The other day when the donor lists to various campaigns were revealed many noticed an odd curiosity about Fiorina’s donations. A pro-Cruz super PAC controlled by millionaire Robert Mercer (who had written checks for 5 million to Cruz’s effort) sent $500,0000 to Carly Fiorina’s super PAC. How often does it happen that a PAC for one candidate helps one of its rivals in a primary campaign? But New York Times reporter Amy Chozick cleared up the mystery when she tweeted:

Fiorina finance chairs told me supporters of other candidates have thrown them $$$ to have a woman in race attacking HRC.


Now that makes sense. (And it also explains why the Koch Brothers invited her to their recent billionaire meet-and-greet.) The Republicans understand the minefield they are going to be walking if Clinton should become the first woman nominee for president of one of the two major parties. It will be helpful to have a woman on the trail making a slash and burn case against her without incurring the wrath of Clinton’s woman supporters. In her closing statement at the Kiddie Table debate that’s exactly what she promised to do:

Hillary Clinton lies about Benghazi, lies about her emails, she’s still defending Planned Parenthood and she is still her party’s frontrunner. 2016 is going to be a fight between conservatism and a Democratic Party that is undermining the very character of this nation. We need a nominee that is going to throw every punch, not pull punches. Someone who cannot stumble before he even gets into the ring.


I don't know what she gets out of this in the end. She will not be president, that's for sure. Maybe she wants to be Commerce Secretary or something although I don't really understand why. She will never be elected to anything. But perhaps it's just as simple as wanting to put some more things on her resume so her massive failure as a business leader will sink to the bottom of the page.

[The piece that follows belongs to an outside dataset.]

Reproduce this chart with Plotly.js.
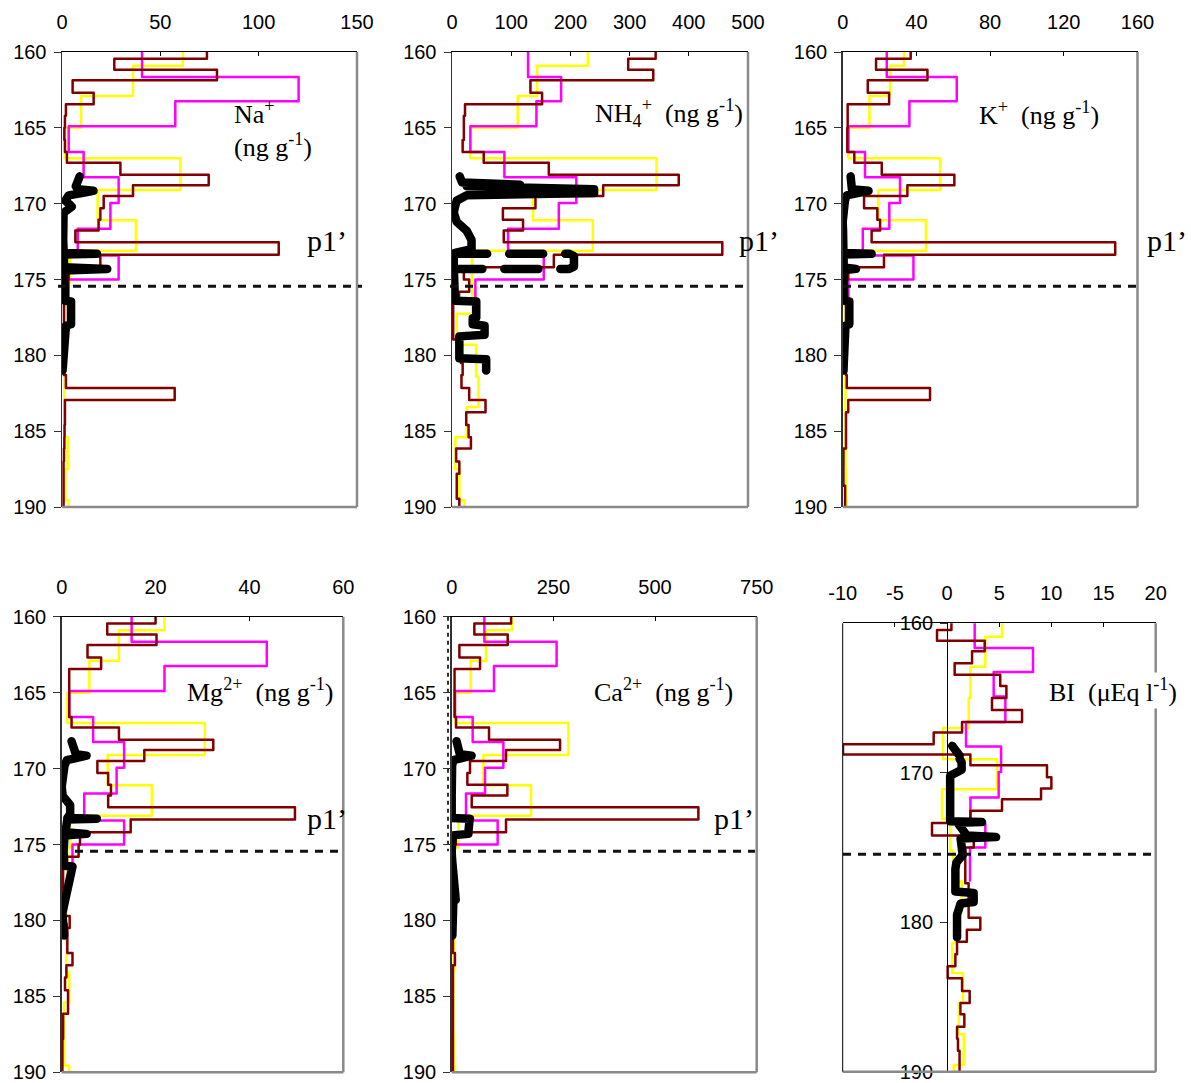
<!DOCTYPE html>
<html><head><meta charset="utf-8">
<script src="https://cdn.plot.ly/plotly-3.0.1.min.js"></script>
<style>
html,body{margin:0;padding:0;background:#fff;}
#chart{width:1191px;height:1083px;}
.js-line{stroke-linejoin:round;stroke-linecap:round;}
.cartesianlayer .plot{clip-path:none !important;}
</style></head><body><div id="chart"></div>
<script>
// ---------- depth boundaries (cm) ----------
const redDepth = [160,160.44,161.17,161.87,162.68,163.45,164.2,165.0,165.8,166.6,167.3,168.1,168.78,169.5,170.3,171.06,171.77,172.54,173.36,174.2,175.0,175.8,176.6,177.4,178.2,178.95,179.7,180.5,181.3,182.15,182.95,183.75,184.6,185.4,186.15,187.0,187.8,188.6,189.45,190.2];
const yelDepth = [160,160.9,162.9,165.0,167.0,169.1,171.1,173.1,175.2,177.25,179.3,181.4,183.4,185.4,187.5,189.55,190.3];
const magDepth = [160,161.65,163.25,164.9,166.6,168.25,169.95,171.65,173.42,175.0,177.2];
const blackDepth = [168.2,168.6,168.75,168.85,169.05,169.15,169.3,169.45,169.8,170.2,170.6,171.2,171.8,172.4,173.0,173.25,173.3,173.35,174.2,174.3,174.4,174.9,175.5,176.0,176.4,176.45,177.5,177.55,177.95,178.05,178.65,178.75,179.5,180.2,180.25,181.0];

// ---------- Na+ ----------
const naRed = [73.7,26.6,78.8,5.4,16.1,2.0,1.5,1.2,1.5,2.5,29.7,74.6,36.1,21.2,19.5,18.6,6.8,110.2,19.5,3.4,3.0,1.5,1.0,1.0,1.0,1.0,1.0,1.0,2.0,57.3,1.5,1.5,1.3,1.2,1.0,0.8,0.8,0.8,0.8];
const naYel = [61.5,36.1,9.7,1.5,60.2,18.1,37.6,3.9,1.5,1.5,1.2,1.2,1.2,2.9,1.7,3.4];
const naMag = [40.7,120.3,57.6,3.4,11.0,28.8,24.6,8.0,28.8,3.4];
const naBlk = [9,7,7,7,8,16,10,3.4,1.7,5,0.8,0.5,0.5,0.6,0.8,0.8,17.8,1,1,23,1,1,1.2,1.5,1.5,4.6,4.6,4.6,4.6,2,1.5,1.2,0.7,0.5,0.5,0.3];
// ---------- NH4+ ----------
const nh4Red = [344,297.6,340,132.5,152.2,22,20,20,18,53.6,163.5,383,255.4,141,86,120,87.4,456.6,172,20,29,12,2,2,2,10,15,18,16,29,56.6,24,28,32,7,12.4,8,8,12.4];
const nh4Yel = [229.4,143.7,111,31,345.5,137,237.9,33.8,34,8,40.7,44.7,25,5.7,12.4,21];
const nh4Mag = [128.5,184.3,142.6,31,88.5,210,180.4,94.7,155,39.5];
const nh4Blk = [13,17,115,25,240,240,240,25,8,5,3,8,25,33,33,5,3,3,3,3,3,3,5,5,5,41,41,35,35,55,55,12.4,12.4,12.4,57.7,57.7];
const nh4LoopDepth = [173.3,173.3,173.45,174.15,174.3,174.3];
const nh4LoopVal = [2,198,206,206,198,5];
// ---------- K+ ----------
const kRed = [36.9,18.1,46,13.6,25.2,2.7,2.7,2.5,2.5,6.3,21.2,60.6,35.1,11.6,18.8,20.3,15.7,147.9,22.4,3,2,1.8,1.8,1.8,1.8,1.8,1.8,1.8,2.2,47.4,3,1.8,1.8,1.8,0.4,0.4,0.4,1.3,1.3];
const kYel = [33.3,25.7,14.5,3.1,52.9,19.4,45.2,2,1.5,1.5,1.5,1.5,1.5,1.5,1.8,2.2];
const kMag = [23.9,61.9,36.2,3.1,12.1,31.1,25.3,10.9,38.4,3.1];
const kBlk = [4.3,4.5,4.5,4.5,5,14,8,2.2,1.2,0.7,0.3,0,0.2,0.3,0.4,0.4,15.7,0.5,0.5,7.2,0.5,0.4,0.5,0.5,0.8,3.6,3.6,3.6,3.6,1.5,1.5,1.3,0.8,0.5,0.5,0.4];
// ---------- Mg2+ ----------
const mgRed = [20.0,9.7,20.2,5.5,8.4,1.6,1.6,1.6,1.6,2.1,12.2,32.3,17.6,7.6,9.9,10.5,9.9,49.7,14.7,3.9,3.6,0.3,0.3,0.3,0.3,0.3,1.7,1.2,1.2,2.3,1.0,0.7,1.35,1.35,0.3,0.3,0.15,0.15,0.15];
const mgYel = [21.9,12.2,5.9,1.2,30.5,9.8,19.2,1.8,1.2,1.0,1.0,1.0,1.6,0.5,0.5,1.6];
const mgMag = [14.9,43.7,21.9,1.6,6.7,13.3,11.7,4.8,13.3,2.3];
const mgBlk = [2.1,2.5,2.5,2.5,3,5.3,3,1.1,0.6,0.4,0.2,0,0.2,1.8,1.8,1.2,7.5,1.2,0.8,5.3,0.6,0.4,0.4,0.5,0.5,2.3,1.6,1.6,1.2,0.9,0.9,0.5,0.15,0.3,0.4,0.5];
// ---------- Ca2+ ----------
const caRed = [146,55.7,137.7,18.9,69.7,7,7,7,7,10.7,91.8,266.4,133.6,45,38.5,136.9,49.2,606.6,133.6,10,3,3,3,3,3,3,3,3,3,8,3,3,3,3,3,3,3,3,3];
const caYel = [148,84.4,46.7,8.2,287,77.9,195,16.4,5,5,5,5,4,4,5,8];
const caMag = [80.3,258,104,8.2,51.6,127,82,35.2,113,4];
const caBlk = [12,16,16,16,20,49,20,4,1,0,0,0,0,0,0,0,45,44,41,41,2,0,0,1,2,3,9.9,9.9,9.9,9.9,9.9,4,1.6,1.6,1.6,1.6];
// ---------- BI ----------
const biRed = [0.42,-0.96,3.61,2.4,0.73,5.1,5.69,4.31,7.19,1.44,-1.28,-9.97,2.24,9.58,10.0,9.01,5.27,2.24,-1.44,2.56,1.75,1.75,1.75,2.07,2.07,2.07,3.19,1.9,0.96,0.8,0.06,1.44,2.17,1.28,1.66,0.96,1.05,1.2,1.2];
const biYel = [5.27,3.67,2.24,2.08,-0.38,4.79,-0.48,0.32,0.6,1.4,0.8,0.5,1.53,1.12,1.6,0.64];
const biMag = [2.65,8.24,4.47,5.59,1.82,5.18,4.95,2.24,3.67,2.2];
const biBlk = [0.5,1,1,1.2,1.2,1.4,1.4,1.4,1.4,0.3,0.3,0.5,0.5,0.4,0.4,0.3,3.35,1,1.9,4.7,1.3,1.3,1.5,0.9,0.8,0.8,0.8,0.8,0.8,2.55,2.55,1.3,0.96,0.96,0.96,0.96];

// ---------- axis ticks ----------
const naTicks = [0,50,100,150], nh4Ticks = [0,100,200,300,400,500], kTicks = [0,40,80,120,160];
const mgTicks = [0,20,40,60], caTicks = [0,250,500,750], biTicks = [-10,-5,0,5,10,15,20];
const biTickText = ['-10','-5','0','5','10','15','20'];
const depthTicks = [160,165,170,175,180,185,190], biDepthTicks = [160,170,180,190];

const W=1191, H=1083;
const X = p => p/W, Y = p => 1 - p/H;
const YEL='#FFFF00', MAG='#FF00FF', RED='#800000';

const panels = [
 {xr:[0,150], xt:naTicks, xd:[62,357], yd:[52,507], red:naRed, yel:naYel, mag:naMag, blk:naBlk, dash:[58,362],
  lab:[['Na<sup>+</sup>',232,112],['(ng g<sup>-1</sup>)',232,145]], p1:[305,240]},
 {xr:[0,500], xt:nh4Ticks, xd:[452,748], yd:[52,507], red:nh4Red, yel:nh4Yel, mag:nh4Mag, blk:nh4Blk, dash:[450,745],
  lab:[['NH<sub>4</sub><sup>+</sup>&nbsp; (ng g<sup>-1</sup>)',593,113]], p1:[737,240]},
 {xr:[0,160], xt:kTicks, xd:[842.7,1137.5], yd:[52,507], red:kRed, yel:kYel, mag:kMag, blk:kBlk, dash:[843,1142],
  lab:[['K<sup>+</sup>&nbsp; (ng g<sup>-1</sup>)',977,113]], p1:[1145,240]},
 {xr:[0,60], xt:mgTicks, xd:[61.7,343.3], yd:[616.7,1072.3], red:mgRed, yel:mgYel, mag:mgMag, blk:mgBlk, dash:[75,342],
  lab:[['Mg<sup>2+</sup>&nbsp; (ng g<sup>-1</sup>)',185,690]], p1:[305,818]},
 {xr:[0,750], xt:caTicks, xd:[451.7,756.7], yd:[616.7,1072.3], red:caRed, yel:caYel, mag:caMag, blk:caBlk, dash:[463,755],
  lab:[['Ca<sup>2+</sup>&nbsp; (ng g<sup>-1</sup>)',592,690]], p1:[712,818]},
 {xr:[-10,20], xt:biTicks, xtt:biTickText, xd:[842.7,1155.7], yd:[623.3,1071.7], red:biRed, yel:biYel, mag:biMag, blk:biBlk, dash:[843,1155],
  lab:[['BI&nbsp; (μEq l<sup>-1</sup>)',1047,690]], p1:null, bi:true}
];

const traces = [], shapes = [], annotations = [];
const layout = {width:W, height:H, margin:{l:0,r:0,t:0,b:0}, showlegend:false,
  paper_bgcolor:'#fff', plot_bgcolor:'rgba(0,0,0,0)', shapes, annotations};
const tickFont = {family:'Liberation Sans, Arial, sans-serif', size:20, color:'#000'};
const serif = {family:'Liberation Serif, Times New Roman, serif', size:26, color:'#000'};

function step(depths, vals, color, xa, ya){
  return {type:'scatter', mode:'lines', x:vals.concat([vals[vals.length-1]]), y:depths,
    xaxis:xa, yaxis:ya, line:{shape:'vh', color:color, width:2.5}, hoverinfo:'skip'};
}

panels.forEach((p,i) => {
  const n = i===0 ? '' : String(i+1);
  const xa = 'x'+n, ya = 'y'+n;
  const xax = {domain:[X(p.xd[0]),X(p.xd[1])], anchor:ya, side:'top', range:p.xr,
    tickmode:'array', tickvals:p.xt, ticks:'inside', ticklen:4, tickcolor:'#000',
    showline:true, linecolor:'#000', linewidth:1, showgrid:false, zeroline:false,
    tickfont:tickFont, ticklabelstandoff:14, ticklabeloverflow:'allow', fixedrange:true};
  if (p.xtt) xax.ticktext = p.xtt;
  layout['xaxis'+n] = xax;
  const yax = {domain:[Y(p.yd[1]),Y(p.yd[0])], range:[190,160],
    tickmode:'array', tickvals: p.bi ? biDepthTicks : depthTicks, ticks:'outside', ticklen:7,
    tickcolor:'#333', showline:true, linecolor: p.bi ? '#000' : '#333', linewidth: p.bi ? 1 : 1.5,
    showgrid:false, zeroline:false, tickfont:tickFont, ticklabelstandoff:3,
    ticklabeloverflow:'allow', fixedrange:true};
  if (p.bi){ yax.anchor='free'; yax.position = X(p.xd[0] + (p.xd[1]-p.xd[0])*(0-p.xr[0])/(p.xr[1]-p.xr[0])); }
  else yax.anchor = xa;
  layout['yaxis'+n] = yax;

  traces.push(step(yelDepth, p.yel, YEL, xa, ya));
  traces.push(step(magDepth, p.mag, MAG, xa, ya));
  traces.push(step(redDepth, p.red, RED, xa, ya));
  traces.push({type:'scatter', mode:'lines', x:p.blk, y:blackDepth, xaxis:xa, yaxis:ya,
    line:{color:'#000', width:8.5}, hoverinfo:'skip'});
  if (i===1){
    traces.push({type:'scatter', mode:'lines', x:nh4LoopVal, y:nh4LoopDepth, xaxis:xa, yaxis:ya,
      line:{color:'#000', width:8.5, dash:'34px,22px'}, hoverinfo:'skip'});
  }
  const gray = {color:'#8a8a8a', width:2.5};
  shapes.push({type:'line', xref:'paper', yref:'paper', x0:X(p.xd[1]), x1:X(p.xd[1]), y0:Y(p.yd[0]), y1:Y(p.yd[1]), line:gray});
  shapes.push({type:'line', xref:'paper', yref:'paper', x0:X(p.xd[0]), x1:X(p.xd[1]), y0:Y(p.yd[1]), y1:Y(p.yd[1]), line:gray});
  if (p.bi){
    shapes.push({type:'line', xref:'paper', yref:'paper', x0:X(p.xd[0]), x1:X(p.xd[0]), y0:Y(p.yd[0]), y1:Y(p.yd[1]), line:{color:'#000', width:1}});
  }
  shapes.push({type:'line', xref:'paper', yref:ya, x0:X(p.dash[0]), x1:X(p.dash[1]), y0:175.45, y1:175.45,
    line:{color:'#111', width:3, dash:'8px,7px'}});
  if (i===4){
    shapes.push({type:'line', xref:'paper', yref:ya, x0:X(448), x1:X(448), y0:160, y1:175.45,
      line:{color:'#333', width:2, dash:'4px,4px'}});
  }
  p.lab.forEach(l => annotations.push({text:l[0], xref:'paper', yref:'paper', x:X(l[1]), y:Y(l[2]),
    xanchor:'left', yanchor:'middle', showarrow:false, font:serif, bgcolor: p.bi ? '#fff' : 'rgba(0,0,0,0)'}));
  if (p.p1) annotations.push({text:'p1’', xref:'paper', yref:'paper', x:X(p.p1[0]), y:Y(p.p1[1]),
    xanchor:'left', yanchor:'middle', showarrow:false, font:{family:serif.family, size:30, color:'#000'}});
});

Plotly.newPlot('chart', traces, layout, {staticPlot:true, displayModeBar:false});
</script></body></html>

How many people, watching these "debates," realize the extent of kabuki that's in play. This is why Citizens United is such an appalling decision. Money is speech. Our Supreme Court has cut the heart out of democracy. Orwell stirs.

I watched the tremendous film "The End of Summer" this week. It's Yasujiro Ozu's next to last film. It's worth watching many times. It is a worthy substitute for any Republican "debate." Things do come to an end. The central figure in the film is said to have said, upon suffering a fatal heart attack, "Is this it, is this really it?" His sister-in-law, upon hearing these words recounted by his son-in-law, says, "Oh what a silly man."

As terrible as Japan's suffering was, in its loss of World War II, we may have suffered a worse fate. We "won." Turner Classics showed "Hiroshima Mon Amour" this week. When it was released in 1958, the French government would not allow it to be shown at the Cannes Film Festival for fear of upsetting the U.S. Government. In Ozu's final film, "An Autumn Afternoon," the central character says he's glad Japan lost the war.

The future is always a swirling murk isn't it. As far as I know, the driveway is still drive-able this morning. Next week the serious cold returns. If it snows we'll be walking out, a third of a mile to the road. My knees don't like it. The last bit of mainstream media "news" is probably on PBS at 6 pm. Here's a review of what one of their weekly pundits wrote this week in his New York Times column:

http://yastreblyansky.blogspot.com/2016/01/when-beauty-goes-on-strike.html

The comment mentioning Death in Venice is worthy of note. Mr. Brooks advises the thoughtful voters of this mighty land, the ones who think Mr. Trump might indeed be something of a fascist, the ones who've even heard that Mr. Cruz has deep familial connections to Goldman-Sachs and it's "New York values," for all of his Texas swagger.

Maybe we'll just have to enjoy the vision of those Air Cav Apaches coming over the horizon with Wagner's Valkyries on the sound track. It's not as serene as Ozu's pillow shot:


Still. The look in a Bundy eye might make a day in January end on a positive note.